start Records to use

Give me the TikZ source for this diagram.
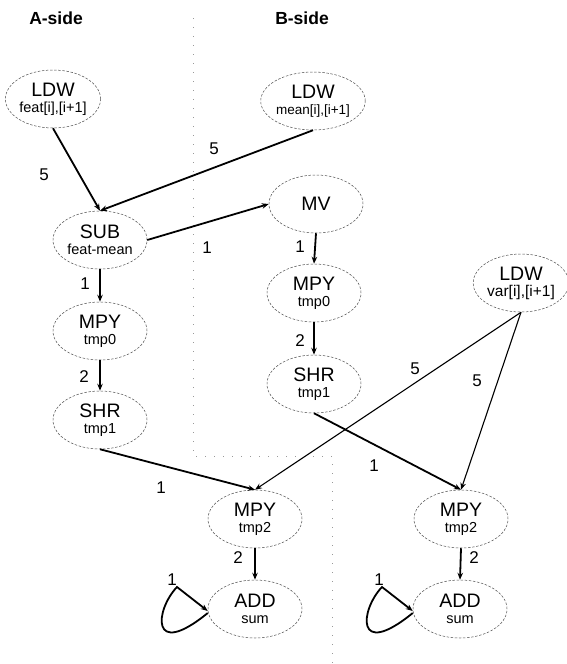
\documentclass[tikz,border=0pt]{standalone}
\usepackage{fontspec}
\setmainfont{Liberation Sans}
\usetikzlibrary{shapes.geometric,arrows.meta}
\newcommand{\mnf}{\fontsize{19.5}{19.5}\selectfont}
\newcommand{\sbf}[1]{\fontsize{#1}{17}\selectfont}
\begin{document}
\begin{tikzpicture}[x=1pt,y=-1pt,
  op/.style={ellipse, draw=black!70, dash pattern=on 2.5pt off 1.6pt, line width=0.5pt,
    minimum width=94pt, minimum height=58pt, inner sep=0pt, align=center},
  arr/.style={draw=black, line width=1.8pt, -{Stealth[length=7pt,width=5.5pt]}},
  thinarr/.style={arr, line width=1.1pt},
  elab/.style={font=\fontsize{17}{17}\selectfont, inner sep=0pt},
  side/.style={font=\fontsize{17.5}{17.5}\selectfont\bfseries, inner sep=0pt},
  divider/.style={draw=black!40, line width=0.8pt, dash pattern=on 1pt off 8pt}
]
\useasboundingbox (0,0) rectangle (567,664);

% divider
\draw[divider] (193,18) -- (193,456) -- (332,456) -- (332,664);

% titles
\node[side] (ta) at (56,18) {A-side};
\node[side] (tb) at (302,18) {B-side};

% nodes
\node[op] (ldwA) at (53,99) {\mnf LDW\\[4pt]\sbf{14.5}feat[i],[i+1]};
\node[op] (ldwB) at (313,101) {\mnf LDW\\[4pt]\sbf{13.5}mean[i],[i+1]};
\node[op] (sub) at (100,240) {\mnf SUB\\[4pt]\sbf{14.5}feat-mean};
\node[op] (mv) at (316,204) {\mnf MV};
\node[op] (mpyA0) at (100,331) {\mnf MPY\\[4pt]\sbf{14.5}tmp0};
\node[op] (shrA) at (100,420) {\mnf SHR\\[4pt]\sbf{14.5}tmp1};
\node[op] (mpyB0) at (314,293) {\mnf MPY\\[4pt]\sbf{14.5}tmp0};
\node[op] (shrB) at (314,384) {\mnf SHR\\[4pt]\sbf{14.5}tmp1};
\node[op] (ldwV) at (521,283) {\mnf LDW\\[4pt]\sbf{15.5}var[i],[i+1]};
\node[op] (mpyA) at (255,519) {\mnf MPY\\[4pt]\sbf{14.5}tmp2};
\node[op] (addA) at (255,609) {\mnf ADD\\[4pt]\sbf{14.5}sum};
\node[op] (mpyB) at (461,519) {\mnf MPY\\[4pt]\sbf{14.5}tmp2};
\node[op] (addB) at (460,609) {\mnf ADD\\[4pt]\sbf{14.5}sum};

% edges
\draw[arr] (ldwA.south) -- (sub.north) node[elab] at (44,175) {5};
\draw[arr] (ldwB.south) -- (sub.north) node[elab] at (214,149) {5};
\draw[arr] (sub.east) -- (mv.west) node[elab] at (207,248) {1};
\draw[arr] (sub.south) -- (mpyA0.north) node[elab] at (85,284) {1};
\draw[arr] (mpyA0.south) -- (shrA.north) node[elab] at (84,377) {2};
\draw[arr] (mv.south) -- (mpyB0.north) node[elab] at (300,247) {1};
\draw[arr] (mpyB0.south) -- (shrB.north) node[elab] at (300,341) {2};
\draw[arr] (shrA.south) -- (mpyA.north) node[elab] at (161,488) {1};
\draw[arr] (shrB.south) -- (mpyB.north) node[elab] at (374,466) {1};
\draw[thinarr] (ldwV.south) -- (mpyA.north) node[elab] at (415,369) {5};
\draw[thinarr] (ldwV.south) -- (mpyB.north) node[elab] at (477,381) {5};
\draw[arr] (mpyA.south) -- (addA.north) node[elab] at (238,558) {2};
\draw[arr] (mpyB.south) -- (addB.north) node[elab] at (474,558) {2};

% self loops
\draw[arr] ([yshift=-4pt]addA.west) .. controls (150,660) and (155,610) .. (177,587)
  -- ([yshift=-2pt]addA.west) node[elab] at (172,580) {1};
\draw[arr] ([yshift=-4pt]addB.west) .. controls (355,660) and (360,610) .. (382,587)
  -- ([yshift=-2pt]addB.west) node[elab] at (379,580) {1};
\end{tikzpicture}
\end{document}
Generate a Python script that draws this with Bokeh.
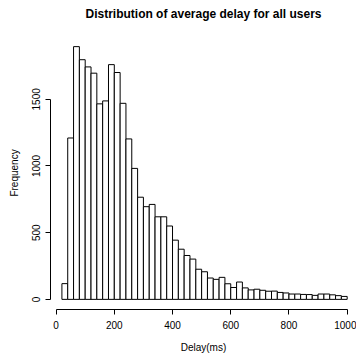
from bokeh.plotting import figure
from bokeh.models import LinearAxis, FixedTicker, Range1d, ColumnDataSource, Title
from bokeh.embed import file_html
from bokeh.resources import INLINE

# Histogram bins (left edges, ms) and counts
bin_left = [20, 40, 60, 80, 100, 120, 140, 160, 180, 200,
            220, 240, 260, 280, 300, 320, 340, 360, 380, 400,
            420, 440, 460, 480, 500, 520, 540, 560, 580, 600,
            620, 640, 660, 680, 700, 720, 740, 760, 780, 800,
            820, 840, 860, 880, 900, 920, 940, 960, 980]
counts = [118, 1210, 1895, 1797, 1743, 1696, 1466, 1488, 1760, 1701,
          1470, 1203, 982, 766, 695, 712, 619, 619, 550, 444,
          376, 329, 302, 226, 207, 160, 150, 165, 117, 89,
          130, 86, 71, 76, 68, 61, 62, 52, 48, 40,
          40, 37, 36, 30, 40, 40, 34, 28, 22]
bin_width = 20
x_ticks = [0, 200, 400, 600, 800, 1000]
y_ticks = [0, 500, 1000, 1500]
title_text = "Distribution of average delay for all users"

src = ColumnDataSource(dict(
    left=bin_left,
    right=[b + bin_width for b in bin_left],
    top=counts,
    bottom=[0] * len(counts),
))

p = figure(width=356, height=355, output_backend="svg", toolbar_location=None,
           x_range=Range1d(-19.2, 1032), y_range=Range1d(-76, 1971),
           x_axis_type=None, y_axis_type=None,
           min_border_left=50, min_border_right=0, min_border_top=36, min_border_bottom=41)
p.outline_line_color = None
p.grid.visible = False
p.background_fill_color = "white"
p.border_fill_color = "white"

# spacer panel between the frame and the title (added first -> closest to frame)
spacer = Title(text=" ", text_font_size="1px", standoff=11)
p.add_layout(spacer, "above")

main_title = Title(text=title_text, align="center", standoff=4,
                   text_font="Liberation Sans", text_font_size="12px",
                   text_font_style="bold", text_color="black")
p.add_layout(main_title, "above")

p.quad(left="left", right="right", top="top", bottom="bottom", source=src,
       fill_color="white", line_color="black", line_width=1)

def style_axis(ax):
    ax.bounds = (ax.ticker.ticks[0], ax.ticker.ticks[-1])
    ax.axis_line_color = "black"
    ax.axis_line_width = 1
    ax.major_tick_line_color = "black"
    ax.major_tick_out = 5
    ax.major_tick_in = 0
    ax.minor_tick_line_color = None
    ax.major_label_text_font = "Liberation Sans"
    ax.major_label_text_font_size = "10px"
    ax.major_label_text_color = "black"
    ax.axis_label_text_font = "Liberation Sans"
    ax.axis_label_text_font_size = "10px"
    ax.axis_label_text_font_style = "normal"
    ax.axis_label_text_color = "black"

xa = LinearAxis(ticker=FixedTicker(ticks=x_ticks), axis_label="Delay(ms)")
style_axis(xa)
xa.major_label_standoff = 6
xa.axis_label_standoff = 10
p.add_layout(xa, "below")

ya = LinearAxis(ticker=FixedTicker(ticks=y_ticks), axis_label="Frequency")
style_axis(ya)
ya.major_label_orientation = "vertical"
ya.major_label_standoff = 5
ya.axis_label_standoff = 10
p.add_layout(ya, "left")

open("out.html", "w").write(file_html(p, INLINE))
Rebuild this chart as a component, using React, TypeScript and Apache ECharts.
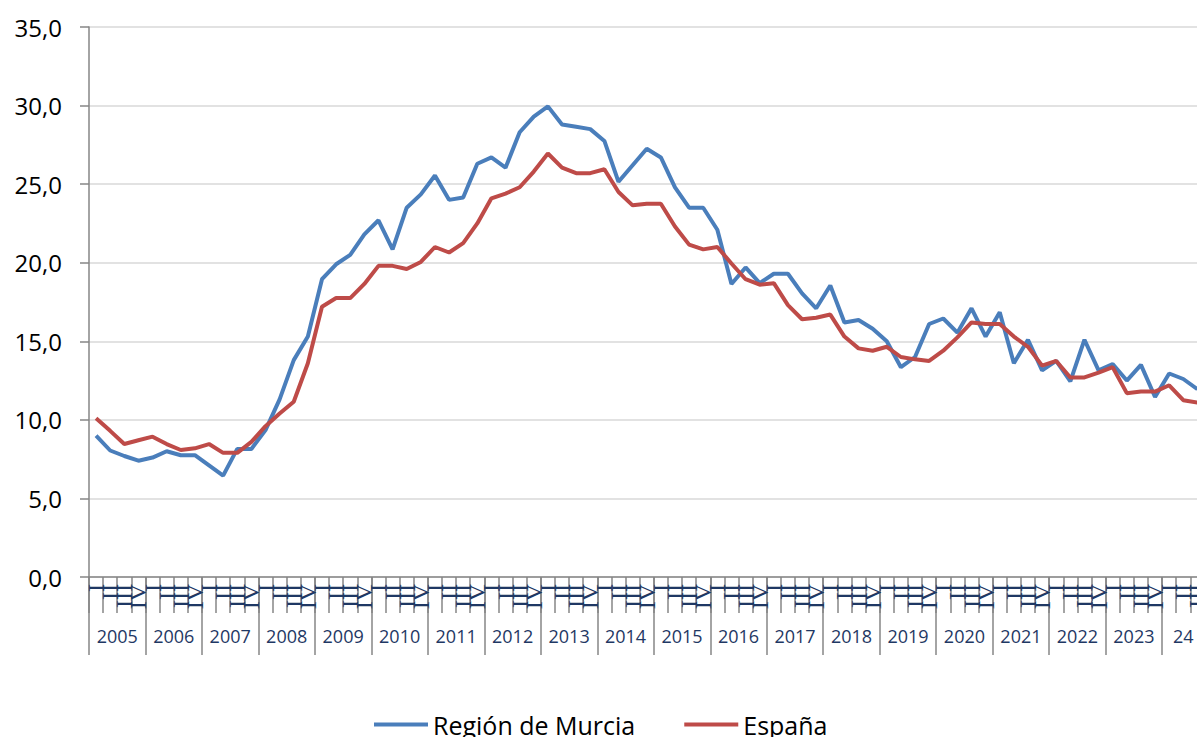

end Records to use

* **Set exercise**
Copy every record above exactly as written, but leave out the pictures.

* **Written answer**
Give me the TikZ source for this diagram.
\documentclass[tikz,border=0pt]{standalone}
\usepackage{fontspec}
\setmainfont{Liberation Sans}
\usetikzlibrary{shapes.geometric,arrows.meta}
\newcommand{\mnf}{\fontsize{19.5}{19.5}\selectfont}
\newcommand{\sbf}[1]{\fontsize{#1}{17}\selectfont}
\begin{document}
\begin{tikzpicture}[x=1pt,y=-1pt,
  op/.style={ellipse, draw=black!70, dash pattern=on 2.5pt off 1.6pt, line width=0.5pt,
    minimum width=94pt, minimum height=58pt, inner sep=0pt, align=center},
  arr/.style={draw=black, line width=1.8pt, -{Stealth[length=7pt,width=5.5pt]}},
  thinarr/.style={arr, line width=1.1pt},
  elab/.style={font=\fontsize{17}{17}\selectfont, inner sep=0pt},
  side/.style={font=\fontsize{17.5}{17.5}\selectfont\bfseries, inner sep=0pt},
  divider/.style={draw=black!40, line width=0.8pt, dash pattern=on 1pt off 8pt}
]
\useasboundingbox (0,0) rectangle (567,664);

% divider
\draw[divider] (193,18) -- (193,456) -- (332,456) -- (332,664);

% titles
\node[side] (ta) at (56,18) {A-side};
\node[side] (tb) at (302,18) {B-side};

% nodes
\node[op] (ldwA) at (53,99) {\mnf LDW\\[4pt]\sbf{14.5}feat[i],[i+1]};
\node[op] (ldwB) at (313,101) {\mnf LDW\\[4pt]\sbf{13.5}mean[i],[i+1]};
\node[op] (sub) at (100,240) {\mnf SUB\\[4pt]\sbf{14.5}feat-mean};
\node[op] (mv) at (316,204) {\mnf MV};
\node[op] (mpyA0) at (100,331) {\mnf MPY\\[4pt]\sbf{14.5}tmp0};
\node[op] (shrA) at (100,420) {\mnf SHR\\[4pt]\sbf{14.5}tmp1};
\node[op] (mpyB0) at (314,293) {\mnf MPY\\[4pt]\sbf{14.5}tmp0};
\node[op] (shrB) at (314,384) {\mnf SHR\\[4pt]\sbf{14.5}tmp1};
\node[op] (ldwV) at (521,283) {\mnf LDW\\[4pt]\sbf{15.5}var[i],[i+1]};
\node[op] (mpyA) at (255,519) {\mnf MPY\\[4pt]\sbf{14.5}tmp2};
\node[op] (addA) at (255,609) {\mnf ADD\\[4pt]\sbf{14.5}sum};
\node[op] (mpyB) at (461,519) {\mnf MPY\\[4pt]\sbf{14.5}tmp2};
\node[op] (addB) at (460,609) {\mnf ADD\\[4pt]\sbf{14.5}sum};

% edges
\draw[arr] (ldwA.south) -- (sub.north) node[elab] at (44,175) {5};
\draw[arr] (ldwB.south) -- (sub.north) node[elab] at (214,149) {5};
\draw[arr] (sub.east) -- (mv.west) node[elab] at (207,248) {1};
\draw[arr] (sub.south) -- (mpyA0.north) node[elab] at (85,284) {1};
\draw[arr] (mpyA0.south) -- (shrA.north) node[elab] at (84,377) {2};
\draw[arr] (mv.south) -- (mpyB0.north) node[elab] at (300,247) {1};
\draw[arr] (mpyB0.south) -- (shrB.north) node[elab] at (300,341) {2};
\draw[arr] (shrA.south) -- (mpyA.north) node[elab] at (161,488) {1};
\draw[arr] (shrB.south) -- (mpyB.north) node[elab] at (374,466) {1};
\draw[thinarr] (ldwV.south) -- (mpyA.north) node[elab] at (415,369) {5};
\draw[thinarr] (ldwV.south) -- (mpyB.north) node[elab] at (477,381) {5};
\draw[arr] (mpyA.south) -- (addA.north) node[elab] at (238,558) {2};
\draw[arr] (mpyB.south) -- (addB.north) node[elab] at (474,558) {2};

% self loops
\draw[arr] ([yshift=-4pt]addA.west) .. controls (150,660) and (155,610) .. (177,587)
  -- ([yshift=-2pt]addA.west) node[elab] at (172,580) {1};
\draw[arr] ([yshift=-4pt]addB.west) .. controls (355,660) and (360,610) .. (382,587)
  -- ([yshift=-2pt]addB.west) node[elab] at (379,580) {1};
\end{tikzpicture}
\end{document}
Generate a Python script that draws this with Bokeh.
from bokeh.plotting import figure
from bokeh.models import LinearAxis, FixedTicker, Range1d, ColumnDataSource, Title
from bokeh.embed import file_html
from bokeh.resources import INLINE

# Histogram bins (left edges, ms) and counts
bin_left = [20, 40, 60, 80, 100, 120, 140, 160, 180, 200,
            220, 240, 260, 280, 300, 320, 340, 360, 380, 400,
            420, 440, 460, 480, 500, 520, 540, 560, 580, 600,
            620, 640, 660, 680, 700, 720, 740, 760, 780, 800,
            820, 840, 860, 880, 900, 920, 940, 960, 980]
counts = [118, 1210, 1895, 1797, 1743, 1696, 1466, 1488, 1760, 1701,
          1470, 1203, 982, 766, 695, 712, 619, 619, 550, 444,
          376, 329, 302, 226, 207, 160, 150, 165, 117, 89,
          130, 86, 71, 76, 68, 61, 62, 52, 48, 40,
          40, 37, 36, 30, 40, 40, 34, 28, 22]
bin_width = 20
x_ticks = [0, 200, 400, 600, 800, 1000]
y_ticks = [0, 500, 1000, 1500]
title_text = "Distribution of average delay for all users"

src = ColumnDataSource(dict(
    left=bin_left,
    right=[b + bin_width for b in bin_left],
    top=counts,
    bottom=[0] * len(counts),
))

p = figure(width=356, height=355, output_backend="svg", toolbar_location=None,
           x_range=Range1d(-19.2, 1032), y_range=Range1d(-76, 1971),
           x_axis_type=None, y_axis_type=None,
           min_border_left=50, min_border_right=0, min_border_top=36, min_border_bottom=41)
p.outline_line_color = None
p.grid.visible = False
p.background_fill_color = "white"
p.border_fill_color = "white"

# spacer panel between the frame and the title (added first -> closest to frame)
spacer = Title(text=" ", text_font_size="1px", standoff=11)
p.add_layout(spacer, "above")

main_title = Title(text=title_text, align="center", standoff=4,
                   text_font="Liberation Sans", text_font_size="12px",
                   text_font_style="bold", text_color="black")
p.add_layout(main_title, "above")

p.quad(left="left", right="right", top="top", bottom="bottom", source=src,
       fill_color="white", line_color="black", line_width=1)

def style_axis(ax):
    ax.bounds = (ax.ticker.ticks[0], ax.ticker.ticks[-1])
    ax.axis_line_color = "black"
    ax.axis_line_width = 1
    ax.major_tick_line_color = "black"
    ax.major_tick_out = 5
    ax.major_tick_in = 0
    ax.minor_tick_line_color = None
    ax.major_label_text_font = "Liberation Sans"
    ax.major_label_text_font_size = "10px"
    ax.major_label_text_color = "black"
    ax.axis_label_text_font = "Liberation Sans"
    ax.axis_label_text_font_size = "10px"
    ax.axis_label_text_font_style = "normal"
    ax.axis_label_text_color = "black"

xa = LinearAxis(ticker=FixedTicker(ticks=x_ticks), axis_label="Delay(ms)")
style_axis(xa)
xa.major_label_standoff = 6
xa.axis_label_standoff = 10
p.add_layout(xa, "below")

ya = LinearAxis(ticker=FixedTicker(ticks=y_ticks), axis_label="Frequency")
style_axis(ya)
ya.major_label_orientation = "vertical"
ya.major_label_standoff = 5
ya.axis_label_standoff = 10
p.add_layout(ya, "left")

open("out.html", "w").write(file_html(p, INLINE))
Rebuild this chart as a component, using React, TypeScript and Apache ECharts.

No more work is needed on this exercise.